Suzanne Oliver (pictured center) always hoped to write a book, but never dreamed that it would be about religion. She graduated from Texas Christian University in 1987 with a degree in English Literature then moved to New York City and began a career in financial journalism. After working at Financial World magazine, Forbes magazine (where she became a senior editor) and SmartMoney.com (where she was managing editor), she could write confidently about mutual funds, after-tax returns and asset allocation. But concepts like the atonement, salvation, jihad, Zionism and religious equality just weren’t on her mind until she met Ranya Idliby at their daughters’ kindergarten school bus stop in September of 2001. Oliver thinks of herself as the American “Everyman” in The Faith Club. She grew up in the suburban Midwest where she spent twelve years in Catholic schools and made her first communion at St. Elizabeth’s Catholic Church in Kansas City, Missouri. In New York, she and her husband converted to the Episcopal Church and have been active on many committees at their parish. Today Oliver lives with her husband and three children in New York City and Jaffrey Center, New Hampshire.

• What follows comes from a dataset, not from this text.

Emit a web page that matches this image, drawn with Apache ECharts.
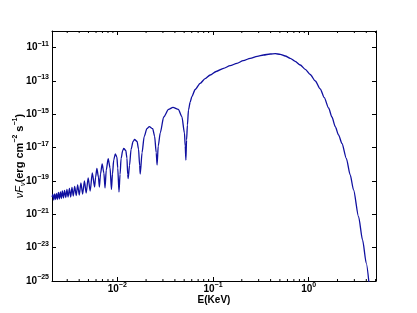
<!DOCTYPE html>
<html>
<head>
<meta charset="utf-8">
<script src="https://cdn.jsdelivr.net/npm/echarts@6/dist/echarts.min.js"></script>
<style>html,body{margin:0;padding:0;background:#fff}#c{width:417px;height:313px}</style>
</head>
<body>
<div id="c"></div>
<script>
// log10 of photon energy (keV)
const logEnergy = [
-2.681,-2.673,-2.663,-2.654,-2.645,-2.635,-2.626,-2.615,-2.605,-2.594,
-2.584,-2.574,-2.562,-2.551,-2.538,-2.526,-2.514,-2.500,-2.487,-2.473,
-2.460,-2.445,-2.429,-2.414,-2.397,-2.380,-2.362,-2.343,-2.325,-2.304,
-2.283,-2.261,-2.237,-2.226,-2.213,-2.197,-2.187,-2.175,-2.158,-2.140,
-2.128,-2.115,-2.095,-2.075,-2.061,-2.050,-2.037,-2.021,-2.004,-1.995,
-1.982,-1.971,-1.960,-1.943,-1.932,-1.911,-1.899,-1.891,-1.886,-1.872,
-1.856,-1.835,-1.819,-1.793,-1.778,-1.766,-1.760,-1.741,-1.719,-1.690,
-1.665,-1.630,-1.610,-1.593,-1.584,-1.572,-1.551,-1.515,-1.464,-1.418,
-1.362,-1.325,-1.298,-1.290,-1.283,-1.276,-1.267,-1.256,-1.238,-1.221,
-1.186,-1.134,-1.082,-1.029,-0.967,-0.890,-0.820,-0.750,-0.684,-0.611,
-0.538,-0.472,-0.402,-0.350,-0.297,-0.245,-0.193,-0.141,-0.088,-0.036,
0.016,0.069,0.121,0.163,0.208,0.243,0.278,0.312,0.348,0.393,
0.434,0.469,0.521,0.563,0.602,0.631
];
// log10 of nuF_nu (erg cm^-2 s^-1)
const logFlux = [
-19.96,-19.81,-20.14,-19.78,-20.11,-19.75,-20.11,-19.69,-20.08,-19.66,
-20.05,-19.60,-20.02,-19.57,-19.99,-19.51,-19.96,-19.45,-19.96,-19.39,
-19.90,-19.33,-19.87,-19.24,-19.84,-19.12,-19.78,-19.00,-19.72,-18.82,
-19.60,-18.52,-19.36,-18.76,-18.24,-18.76,-19.36,-18.58,-17.98,-18.52,
-19.42,-18.34,-17.66,-18.22,-19.51,-18.58,-17.74,-17.38,-17.56,-18.22,
-19.66,-18.61,-17.65,-17.17,-17.05,-17.17,-17.62,-18.61,-18.85,-18.07,
-17.11,-16.63,-16.51,-16.63,-17.08,-18.07,-18.58,-17.30,-16.34,-15.86,
-15.74,-15.86,-16.31,-17.30,-18.04,-16.90,-16.12,-15.16,-14.70,-14.58,
-14.70,-15.14,-16.12,-16.90,-17.74,-16.54,-15.64,-14.74,-14.26,-13.94,
-13.51,-13.14,-12.86,-12.64,-12.43,-12.24,-12.08,-11.94,-11.78,-11.64,
-11.52,-11.44,-11.38,-11.36,-11.40,-11.50,-11.64,-11.82,-12.04,-12.30,
-12.61,-13.00,-13.48,-14.00,-14.62,-15.16,-15.74,-16.24,-16.75,-17.64,
-18.64,-19.54,-21.14,-22.54,-23.94,-25.18
];
const xMin = 0.00208, xMax = 5.05;          // keV
const yMinExp = -25, yMaxExp = -10, yStep = 2; // decades of nuF_nu
const xMinorTicks = [0.003,0.004,0.005,0.006,0.007,0.008,0.009,
  0.02,0.03,0.04,0.05,0.06,0.07,0.08,0.09,
  0.2,0.3,0.4,0.5,0.6,0.7,0.8,0.9, 2,3,4,5];
const xName = 'E(KeV)';

const FONT = 'Liberation Sans, Arial, sans-serif';
const lineData = logEnergy.map((e, i) => [Math.pow(10, e), logFlux[i]]);

function supLabel(e) {
  return '{b|10}{s|' + (e < 0 ? '\u2212' : '') + Math.abs(e) + '}';
}
const labelRich = {
  b: { fontSize: 10, fontFamily: FONT, fontWeight: 'bold', color: '#000', lineHeight: 14, verticalAlign: 'middle' },
  s: { fontSize: 7, fontFamily: FONT, fontWeight: 'bold', color: '#000', lineHeight: 6, padding: [0, 0, 8, 0], verticalAlign: 'top' }
};
const axisLine = { show: true, onZero: false, lineStyle: { color: '#000', width: 1 } };
const tick = { show: true, inside: true, length: 4, lineStyle: { color: '#000', width: 1 } };

const chart = echarts.init(document.getElementById('c'), null, { renderer: 'canvas' });
chart.setOption({
  animation: false,
  backgroundColor: '#fff',
  grid: { left: 52, right: 41, top: 31, bottom: 32, containLabel: false, outerBoundsMode: 'none' },
  xAxis: [{
    type: 'log', logBase: 10, min: xMin, max: xMax, position: 'bottom',
    axisLine: axisLine, axisTick: tick, splitLine: { show: false },
    axisLabel: { show: true, margin: 1, showMinLabel: false, showMaxLabel: false,
      formatter: v => supLabel(Math.round(Math.log10(v))), rich: labelRich },
    name: xName, nameLocation: 'middle', nameGap: 14, nameMoveOverlap: false,
    nameTextStyle: { fontSize: 10, fontFamily: FONT, color: '#000', fontWeight: 'bold' }
  }, {
    type: 'log', logBase: 10, min: xMin, max: xMax, position: 'top',
    axisLine: axisLine, axisTick: tick, axisLabel: { show: false }, splitLine: { show: false }
  }],
  yAxis: [{
    type: 'value', min: yMinExp, max: yMaxExp, interval: yStep, position: 'left',
    axisLine: axisLine, axisTick: tick, splitLine: { show: false },
    axisLabel: { show: true, margin: 3, showMaxLabel: false,
      formatter: v => supLabel(Math.round(v)), rich: labelRich },
    name: '{i|\u03bdF}{sub|\u03bd}{r|(erg cm}{sup|\u22122}{r| s}{sup|\u22121}{r|)}',
    nameLocation: 'middle', nameGap: 25, nameRotate: 90, nameMoveOverlap: false,
    nameTextStyle: {
      rich: {
        i: { fontSize: 11, fontFamily: FONT, fontStyle: 'italic', color: '#000', lineHeight: 15, verticalAlign: 'middle' },
        sub: { fontSize: 7, fontFamily: FONT, fontStyle: 'italic', color: '#000', lineHeight: 6, padding: [6, 0, 0, 0], verticalAlign: 'bottom' },
        r: { fontSize: 11, fontFamily: FONT, fontWeight: 'bold', color: '#000', lineHeight: 15, verticalAlign: 'middle' },
        sup: { fontSize: 7, fontFamily: FONT, fontWeight: 'bold', color: '#000', lineHeight: 6, padding: [0, 0, 8, 0], verticalAlign: 'top' }
      }
    }
  }, {
    type: 'value', min: yMinExp, max: yMaxExp, interval: yStep, position: 'right',
    axisLine: axisLine, axisTick: tick, axisLabel: { show: false }, splitLine: { show: false }
  }],
  series: [{
    type: 'line', xAxisIndex: 0, yAxisIndex: 0, data: lineData,
    showSymbol: false, smooth: 0.25, smoothMonotone: 'x',
    lineStyle: { color: '#1010a0', width: 1.3 }, clip: true, silent: true
  }, {
    type: 'custom', xAxisIndex: 0, yAxisIndex: 0, silent: true, clip: false,
    data: xMinorTicks.map(v => [v, -20]),
    renderItem: function (params, api) {
      const v = api.value(0);
      const b = api.coord([v, yMinExp]);
      const t = api.coord([v, yMaxExp]);
      const st = { stroke: '#000', lineWidth: 1 };
      return { type: 'group', children: [
        { type: 'line', shape: { x1: b[0], y1: b[1], x2: b[0], y2: b[1] - 2 }, style: st },
        { type: 'line', shape: { x1: t[0], y1: t[1], x2: t[0], y2: t[1] + 2 }, style: st }
      ] };
    }
  }]
});
</script>
</body>
</html>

Priscilla Warner (pictured right) grew up in Rhode Island, the state founded by Roger Williams, a champion of religious freedom. Her parents sent her to a Hebrew Day school, where she studied Torah, Jewish history and Hebrew. Then they enrolled her in a Quaker school, where she attended silent meetings, sang hymns in chapel, and songs to baby Jesus every year at Christmas time. Priscilla spent many hours fishing with her father in the waters off Rhode Island, near tiny towns called Galilee and Jerusalem, giving her time to think, worry and wonder about all of the weighty questions she later posed to Ranya and Suzanne in her Faith Club. After graduating from the University of Pennsylvania, where she spent most of her days afraid of the big city and holed up in an art studio, Priscilla became an advertising art director, shooting ads for everything from English muffins to diamond earrings. She fell in love with her husband in Boston and then relocated with him and fell in love with New York City. Inspired by her two sons, she began writing and illustrating children’s books. After completing two dozen picture books, two novels and two screenplays, Priscilla received a telephone call, met up with Ranya and Suzanne, and, at the age of 53, is proud to be having her first book published.